Wave propagation in poroelastic hollow cylinder immersed in fluid with seismoelectric effect

Abstract

Based on Pride theory, we studied the propagation of seismoelectric waves in a fluid-filled poroelastic hollow cylinder. We presented the expressions of seismoelectric waves in the poroelastic hollow cylinder, acoustic and electromagnetic field in inner and outer of the hollow cylinder, and we used the boundary condition to determine acoustic and electromagnetic field. Also this problem is accomplished by using the quasi-static method. The numerical simulation is operated on acoustic field and electromagnetic field in inner fluid of hollow poroelastic cylinder, and the transient waveform is obtained.
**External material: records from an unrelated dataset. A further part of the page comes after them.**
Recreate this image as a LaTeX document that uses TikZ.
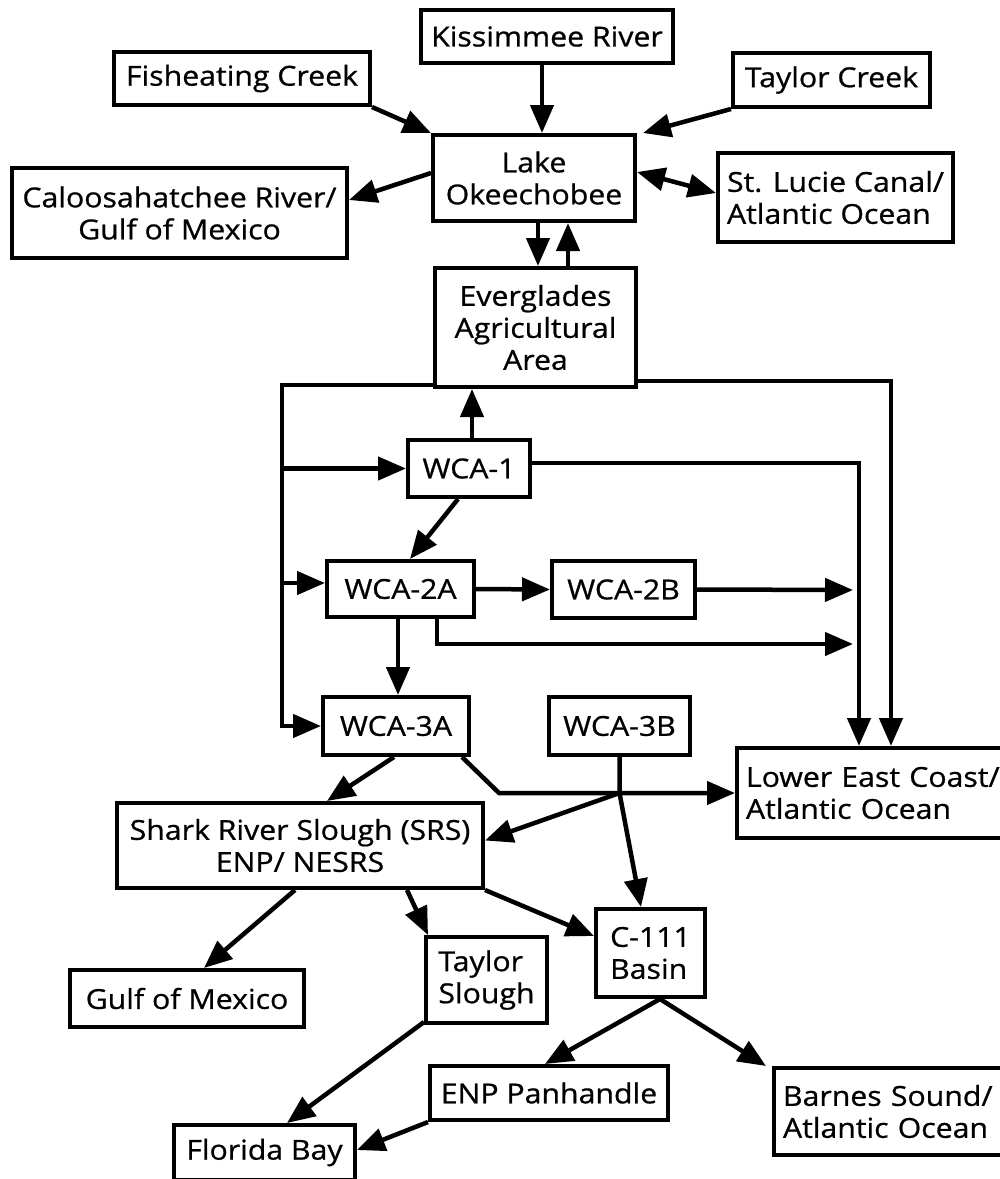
\documentclass[tikz,border=0pt]{standalone}
\usepackage{fontspec}
\setmainfont{Open Sans}[FakeStretch=1.1,FakeBold=0.8]
\usetikzlibrary{arrows.meta}
\begin{document}
\begin{tikzpicture}[x=1pt,y=-1pt,
  box/.style={draw, line width=4pt, inner sep=0pt, align=center, font=\fontsize{27.5}{32}\selectfont},
  lbox/.style={box, align=left},
  flow/.style={line width=4.5pt, -{Triangle[length=28pt,width=23pt]}},
  both/.style={line width=4.5pt, {Triangle[length=28pt,width=23pt]}-{Triangle[length=28pt,width=23pt]}}
  ]
\useasboundingbox (0,0) rectangle (1000,1179);

% nodes
\node[box, minimum width=252pt, minimum height=53pt] (kiss) at (547,36.5) {Kissimmee River};
\node[box, minimum width=256pt, minimum height=53pt] (fish) at (242,78.5) {Fisheating Creek};
\node[box, minimum width=197pt, minimum height=54pt] (tayc) at (831.5,80) {Taylor Creek};
\node[box, minimum width=202pt, minimum height=86pt] (lake) at (534,178) {Lake\\Okeechobee};
\node[box, minimum width=335pt, minimum height=90pt] (caloo) at (179.5,213) {Caloosahatchee River/\\Gulf of Mexico};
\node[lbox, minimum width=235pt, minimum height=89pt] (stl) at (835.5,197.5) {St. Lucie Canal/\\Atlantic Ocean};
\node[box, minimum width=201pt, minimum height=119pt] (eaa) at (535.5,327.5) {Everglades\\Agricultural\\Area};
\node[box, minimum width=122pt, minimum height=57pt] (wca1) at (469,468.5) {WCA-1};
\node[box, minimum width=147pt, minimum height=56pt] (wca2a) at (400.5,589) {WCA-2A};
\node[box, minimum width=143pt, minimum height=57pt] (wca2b) at (623.5,589.5) {WCA-2B};
\node[box, minimum width=146pt, minimum height=58pt] (wca3a) at (396,726) {WCA-3A};
\node[box, minimum width=141pt, minimum height=58pt] (wca3b) at (619.5,726) {WCA-3B};
\node[lbox, anchor=west, text width=262pt, inner xsep=9pt, minimum height=90pt] (lec) at (735,793) {Lower East Coast/\\Atlantic Ocean};
\node[box, minimum width=366pt, minimum height=85pt] (srs) at (300,845.5) {Shark River Slough (SRS)\\ENP/ NESRS};
\node[box, minimum width=234pt, minimum height=57pt] (gulf) at (187,998.5) {Gulf of Mexico};
\node[lbox, minimum width=121pt, minimum height=86pt] (tsl) at (486.5,980) {Taylor\\Slough};
\node[lbox, minimum width=109pt, minimum height=88pt] (c111) at (650.5,953) {C-111\\Basin};
\node[box, minimum width=238pt, minimum height=54pt] (enp) at (549,1093) {ENP Panhandle};
\node[lbox, anchor=west, text width=240pt, inner xsep=9pt, minimum height=87pt] (barnes) at (772,1111.5) {Barnes Sound/\\Atlantic Ocean};
\node[box, minimum width=181pt, minimum height=55pt] (fb) at (264.5,1152.5) {Florida Bay};

% helper coordinates
\coordinate (L) at (282,0);
\coordinate (R1) at (859,0);
\coordinate (R2) at (891,0);
\coordinate (E1) at (853,590);
\coordinate (E2) at (853,644);
\coordinate (K) at (499,793);
\coordinate (J) at (619.5,793);

% connectors
\draw[flow] ([xshift=-5pt]kiss.south) -- ([xshift=8pt]lake.north);
\draw[flow] (fish.south east) -- (lake.north west);
\draw[flow] (tayc.south west) -- ([xshift=6pt]lake.north east);
\draw[flow] ([yshift=5pt]lake.west) -- ([yshift=13pt]caloo.east);
\draw[both] ([yshift=6pt]lake.east) -- ([yshift=4.5pt]stl.west);
\draw[flow] ([xshift=4pt]lake.south) -- ([xshift=2.5pt]eaa.north);
\draw[flow] ([xshift=32.5pt]eaa.north) -- ([xshift=34pt]lake.south);
\draw[flow] ([xshift=3pt]wca1.north) -- ([xshift=-63.5pt]eaa.south);

\draw[flow] ([yshift=4pt]eaa.south west) -| (L |- wca3a.west) -- (wca3a.west);
\draw[flow] (L |- wca1.west) -- (wca1.west);
\draw[flow] (L |- 0,583) -- ([yshift=6pt]wca2a.west);

\draw[flow] ([yshift=8pt]eaa.south east) -| (R2 |- lec.north);
\draw[flow] ([yshift=5.5pt]wca1.east) -| (R1 |- lec.north);

\draw[flow] ([xshift=-11pt]wca1.south) -- ([xshift=9.5pt]wca2a.north);
\draw[flow] (wca2a.east) -- (wca2b.east -| wca2b.west);
\draw[flow] (wca2b.east) -- (E1);
\draw[flow] ([xshift=36.5pt]wca2a.south) |- (E2);
\draw[flow] ([xshift=-2.5pt]wca2a.south) -- ([xshift=2pt]wca3a.north);

\draw[flow] ([xshift=-2pt]wca3a.south) -- ([xshift=27pt]srs.north);
\draw[flow] ([xshift=-9pt]wca3a.south east) -- (K) -- (lec.west);
\draw[flow] (wca3b.south) -- (J) -- ([xshift=-9.5pt]c111.north);
\draw[flow] (J) -- ([yshift=5pt]srs.east);

\draw[flow] ([xshift=-5pt]srs.south) -- ([xshift=17pt]gulf.north);
\draw[flow] ([xshift=107pt]srs.south) -- ([xshift=4pt]tsl.north west);
\draw[flow] (srs.south east) -- ([yshift=-29pt]c111.north west);
\draw[flow] ([yshift=3pt]tsl.south west) -- ([xshift=22.5pt]fb.north);
\draw[flow] (enp.south west) -- ([yshift=2.5pt]fb.east);
\draw[flow] ([xshift=9.5pt]c111.south) -- ([xshift=-4pt]enp.north);
\draw[flow] ([xshift=9.5pt]c111.south) -- ([xshift=-6pt]barnes.north west);
\end{tikzpicture}
\end{document}
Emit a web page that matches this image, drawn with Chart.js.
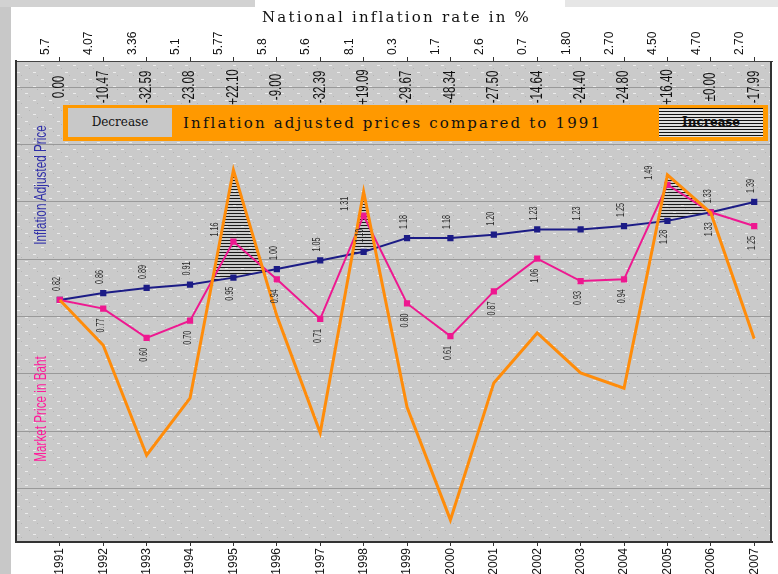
<!DOCTYPE html>
<html lang="en">
  <head>
    <meta charset="UTF-8" />
    <title>National inflation rate and prices</title>
    <style>
      * {
        box-sizing: border-box;
        margin: 0;
        padding: 0;
      }

      body {
        width: 778px;
        height: 574px;
        background: #fff;
        position: relative;
        overflow: hidden;
        font-family: "Liberation Sans", Arial, sans-serif;
      }

      .strip {
        position: absolute;
        background: #c8c8c8;
      }

      #chart {
        position: absolute;
        left: 0;
        top: 0;
      }

      .title {
        position: absolute;
        left: 262px;
        top: 8px;
        font-family: "DejaVu Serif", serif;
        font-size: 15px;
        letter-spacing: 2.2px;
        color: #111;
      }

      .legend-box {
        position: absolute;
        left: 63px;
        top: 105px;
        width: 705px;
        height: 36px;
        background: #ff9900;
      }

      .legend-box .cell {
        position: absolute;
        top: 3px;
        width: 104px;
        height: 29px;
        line-height: 29px;
        text-align: center;
        font-family: "DejaVu Serif", serif;
        font-size: 12px;
        color: #111;
      }

      .decrease {
        left: 5px;
        background: #c8c8c8;
      }

      .increase {
        left: 596px;
        background: repeating-linear-gradient(
          to bottom,
          #111 0px,
          #111 1px,
          #e0e0e0 1px,
          #e0e0e0 3px
        );
        font-weight: bold;
      }

      .legend-text {
        position: absolute;
        left: 120px;
        top: 9px;
        font-family: "DejaVu Serif", serif;
        font-size: 15px;
        letter-spacing: 2.15px;
        color: #111;
      }

      .axis-title {
        position: absolute;
        font-size: 17px;
        white-space: nowrap;
        transform: translate(-50%, -50%) rotate(-90deg) scaleX(0.69);
      }
    </style>
    <script src="https://cdn.jsdelivr.net/npm/chart.js"></script>
  </head>
  <body>
    <div class="strip" style="left: 0; top: 0; width: 11px; height: 574px"></div>
    <div class="strip" style="left: 0; top: 0; width: 255px; height: 7px; background: #d2d2d2"></div>
    <div class="strip" style="left: 565px; top: 0; width: 213px; height: 7px; background: #e6e6e6"></div>

    <canvas id="chart" width="778" height="574"></canvas>

    <div class="title">National inflation rate in %</div>

    <div class="legend-box">
      <div class="cell decrease">Decrease</div>
      <div class="legend-text">Inflation adjusted prices compared to 1991</div>
      <div class="cell increase">Increase</div>
    </div>

    <div class="axis-title" style="left: 41px; top: 185px; color: #2e2ea8">Inflation Adjusted Price</div>
    <div class="axis-title" style="left: 41px; top: 409px; color: #ff1a9a">Market Price in Baht</div>

    <script>
      const years = [
        1991, 1992, 1993, 1994, 1995, 1996, 1997, 1998, 1999, 2000, 2001,
        2002, 2003, 2004, 2005, 2006, 2007,
      ];

      // top row: national inflation rate in %
      const inflationRate = [
        "5.7", "4.07", "3.36", "5.1", "5.77", "5.8", "5.6", "8.1", "0.3",
        "1.7", "2.6", "0.7", "1.80", "2.70", "4.50", "4.70", "2.70",
      ];

      // second row: market price vs adjusted price in %
      const priceChange = [
        "0.00", "-10.47", "-32.59", "-23.08", "+22.10", "-9.00", "-32.39",
        "+19.09", "-29.67", "-48.34", "-27.50", "-14.64", "-24.40", "-24.80",
        "+16.40", "\u00b10.00", "-17.99",
      ];

      const adjustedPrice = [
        0.82, 0.86, 0.89, 0.91, 0.95, 1.0, 1.05, 1.1, 1.18, 1.18, 1.2, 1.23,
        1.23, 1.25, 1.28, 1.33, 1.39,
      ];

      const marketPrice = [
        0.82, 0.77, 0.6, 0.7, 1.16, 0.94, 0.71, 1.31, 0.8, 0.61, 0.87, 1.06,
        0.93, 0.94, 1.49, 1.33, 1.25,
      ];

      // orange line (percent scale)
      const priceGap = [
        0, -7.7, -26.4, -16.7, 22.1, -2.7, -22.6, 18.4, -18.2, -37.4, -14.1,
        -5.6, -12.4, -15.0, 21.3, 14.8, -6.6,
      ];

      const toPoints = (vals) => years.map((yr, i) => ({ x: yr, y: vals[i] }));

      // the narrow face may not be installed, so check before using it
      function hasFont(name) {
        const g = document.createElement("canvas").getContext("2d");
        const s = "Inflation 1991 -10.47";
        g.font = "40px monospace";
        const a = g.measureText(s).width;
        g.font = '40px "' + name + '", monospace';
        return g.measureText(s).width !== a;
      }

      const sans = '"Liberation Sans", Arial, sans-serif';
      const narrowOk = hasFont("Liberation Sans Narrow");
      const tickFamily = narrowOk ? '"Liberation Sans Narrow", sans-serif' : sans;
      const yearSize = narrowOk ? 13 : 12;
      const rateSize = narrowOk ? 14 : 12;

      function makeHatch() {
        const c = document.createElement("canvas");
        c.width = 4;
        c.height = 3;
        const g = c.getContext("2d");
        g.fillStyle = "#1a1a1a";
        g.fillRect(0, 0, 4, 1);
        return g.createPattern(c, "repeat");
      }

      function makeDots() {
        const c = document.createElement("canvas");
        c.width = 16;
        c.height = 14;
        const g = c.getContext("2d");
        g.fillStyle = "#cacaca";
        g.fillRect(0, 0, 16, 14);
        g.fillStyle = "#ececec";
        g.fillRect(1, 2, 3, 1);
        g.fillRect(9, 9, 3, 1);
        g.fillStyle = "#b4b4b4";
        g.fillRect(5, 5, 1, 1);
        g.fillRect(13, 12, 1, 1);
        return g.createPattern(c, "repeat");
      }

      const plotBackground = {
        id: "plotBackground",
        beforeDraw(chart) {
          const { ctx, chartArea: a } = chart;
          ctx.save();
          ctx.fillStyle = makeDots();
          ctx.fillRect(a.left, a.top, a.right - a.left, a.bottom - a.top);
          ctx.restore();
        },
        afterDatasetsDraw(chart) {
          const { ctx, chartArea: a } = chart;
          ctx.save();
          ctx.strokeStyle = "#333";
          ctx.lineWidth = 2;
          ctx.beginPath();
          ctx.moveTo(a.right - 1, a.top);
          ctx.lineTo(a.right - 1, a.bottom);
          ctx.stroke();
          ctx.restore();
        },
      };

      // upright text turned a quarter left, squeezed along its length
      function rotatedText(ctx, text, x, y, squeeze) {
        ctx.save();
        ctx.translate(x, y);
        ctx.rotate(-Math.PI / 2);
        ctx.scale(squeeze, 1);
        ctx.fillText(text, 0, 0);
        ctx.restore();
      }

      const valueLabels = {
        id: "valueLabels",
        afterDatasetsDraw(chart) {
          const { ctx } = chart;
          const xs = chart.scales.x;
          ctx.save();
          ctx.textAlign = "center";
          ctx.textBaseline = "middle";

          ctx.fillStyle = "#111";
          ctx.font = "16px " + sans;
          years.forEach((yr, i) => {
            rotatedText(ctx, priceChange[i], xs.getPixelForValue(yr), 87, 0.72);
          });

          ctx.fillStyle = "#2a2a2a";
          ctx.font = "10px " + sans;
          const blueBelow = [1995, 2005];
          const pinkAbove = [1995, 1998, 2005];
          chart.getDatasetMeta(2).data.forEach((pt, i) => {
            const dy = blueBelow.includes(years[i]) ? 16 : -16;
            rotatedText(ctx, adjustedPrice[i].toFixed(2), pt.x - 3, pt.y + dy, 0.72);
          });
          chart.getDatasetMeta(1).data.forEach((pt, i) => {
            if (i === 0) return;
            const txt = marketPrice[i].toFixed(2);
            if (pinkAbove.includes(years[i])) {
              rotatedText(ctx, txt, pt.x - 18, pt.y - 12, 0.72);
            } else {
              rotatedText(ctx, txt, pt.x - 2, pt.y + 17, 0.72);
            }
          });
          ctx.restore();
        },
      };

      const yearTicks = (scale) => {
        scale.ticks = years.map((v) => ({ value: v }));
      };

      new Chart(document.getElementById("chart"), {
        type: "line",
        data: {
          datasets: [
            {
              label: "Price gap",
              data: toPoints(priceGap),
              yAxisID: "yPct",
              borderColor: "#ff8c0a",
              borderWidth: 3,
              pointRadius: 0,
              fill: { target: 2, above: makeHatch(), below: "rgba(0,0,0,0)" },
            },
            {
              label: "Market Price in Baht",
              data: toPoints(marketPrice),
              yAxisID: "yPrice",
              borderColor: "#ee1890",
              backgroundColor: "#ee1890",
              borderWidth: 2,
              pointStyle: "rect",
              pointRadius: 3,
            },
            {
              label: "Inflation Adjusted Price",
              data: toPoints(adjustedPrice),
              yAxisID: "yPrice",
              borderColor: "#1c1c86",
              backgroundColor: "#1c1c86",
              borderWidth: 2,
              pointStyle: "rect",
              pointRadius: 3,
            },
          ],
        },
        options: {
          responsive: false,
          animation: false,
          layout: { padding: { left: 16, right: 3, top: 21, bottom: 0 } },
          plugins: {
            legend: { display: false },
            tooltip: { enabled: false },
            filler: { drawTime: "beforeDatasetsDraw" },
          },
          scales: {
            x: {
              type: "linear",
              position: "bottom",
              min: 1989.99,
              max: 2007.41,
              afterBuildTicks: yearTicks,
              afterFit: (s) => {
                s.height = 32;
              },
              ticks: {
                autoSkip: false,
                minRotation: 90,
                maxRotation: 90,
                padding: 2,
                color: "#111",
                font: { family: tickFamily, size: yearSize },
                callback: (v) => String(v),
              },
              grid: {
                drawOnChartArea: false,
                tickLength: 4,
                tickColor: "#333",
              },
              border: { color: "#333", width: 2 },
            },
            xTop: {
              type: "linear",
              position: "top",
              min: 1989.99,
              max: 2007.41,
              afterBuildTicks: yearTicks,
              afterFit: (s) => {
                s.height = 40;
              },
              ticks: {
                autoSkip: false,
                minRotation: 90,
                maxRotation: 90,
                padding: 2,
                color: "#111",
                font: { family: tickFamily, size: rateSize },
                callback: (v) => inflationRate[years.indexOf(v)],
              },
              grid: {
                drawOnChartArea: false,
                tickLength: 4,
                tickColor: "#333",
              },
              border: { color: "#444", width: 1, dash: [2, 2] },
            },
            yPrice: { display: false, min: -0.587, max: 2.2095 },
            yPct: { display: false, min: -41.16, max: 40.65 },
            yGrid: {
              position: "left",
              min: 0.073,
              max: 8.453,
              afterBuildTicks: (s) => {
                s.ticks = [1, 2, 3, 4, 5, 6, 7, 8].map((v) => ({ value: v }));
              },
              afterFit: (s) => {
                s.width = 0;
              },
              ticks: { display: false },
              grid: { color: "#999", drawTicks: false },
              border: { color: "#333", width: 2 },
            },
          },
        },
        plugins: [plotBackground, valueLabels],
      });
    </script>
  </body>
</html>
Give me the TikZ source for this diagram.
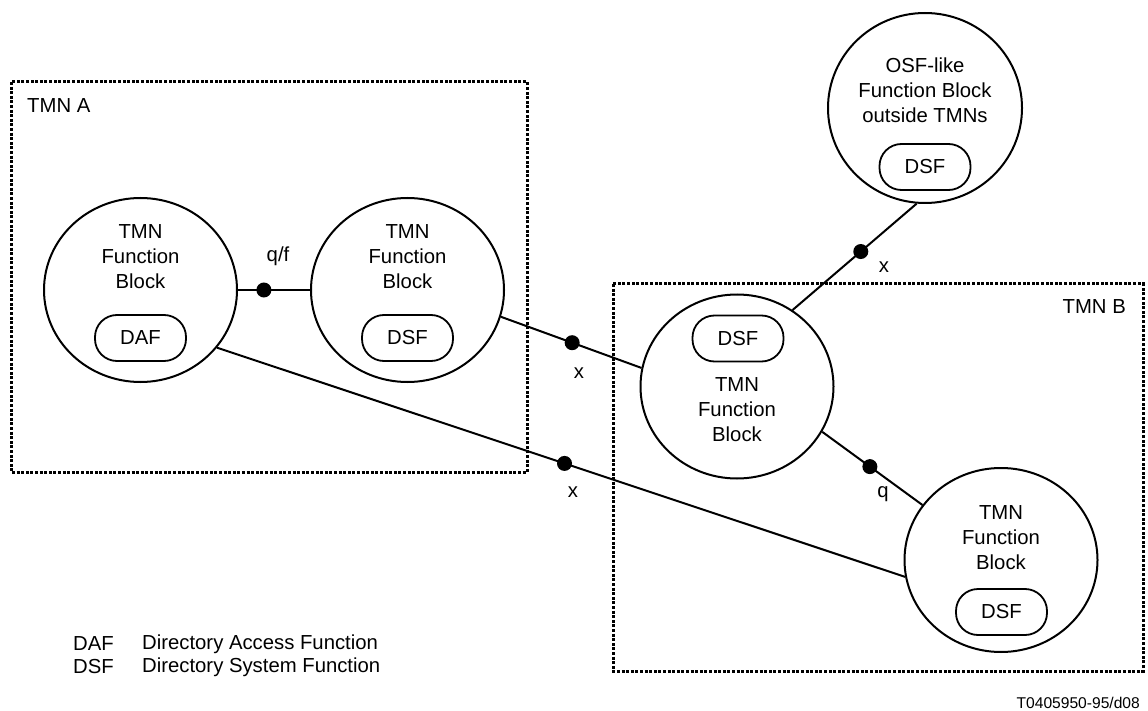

It shows that there is no difference on the graph between the electric field obtained from Pride equations and that obtained from quasi-static method. The influence of hollow cylinder thickness, molarity and permeability on wave amplitude are discussed. The results show that for the acoustic field the amplitude of longitudinal mode and Stoneley wave will increase with hollow cylinder thickness increasing, and for the converted axial electric field the amplitude of Stoneley wave increases with hollow cylinder thickness increasing, while the amplitude of longitudinal mode will decrease. The amplitude of electric field in inner fluid will decrease with the molarity of fluid increasing. The amplitude of the fluid acoustic and electric field will decrease with the permeability increasing. The influence of impermeable outer surface on the amplitude of longitudinal wave is obviously much larger than that of Stoneley wave in the electric field.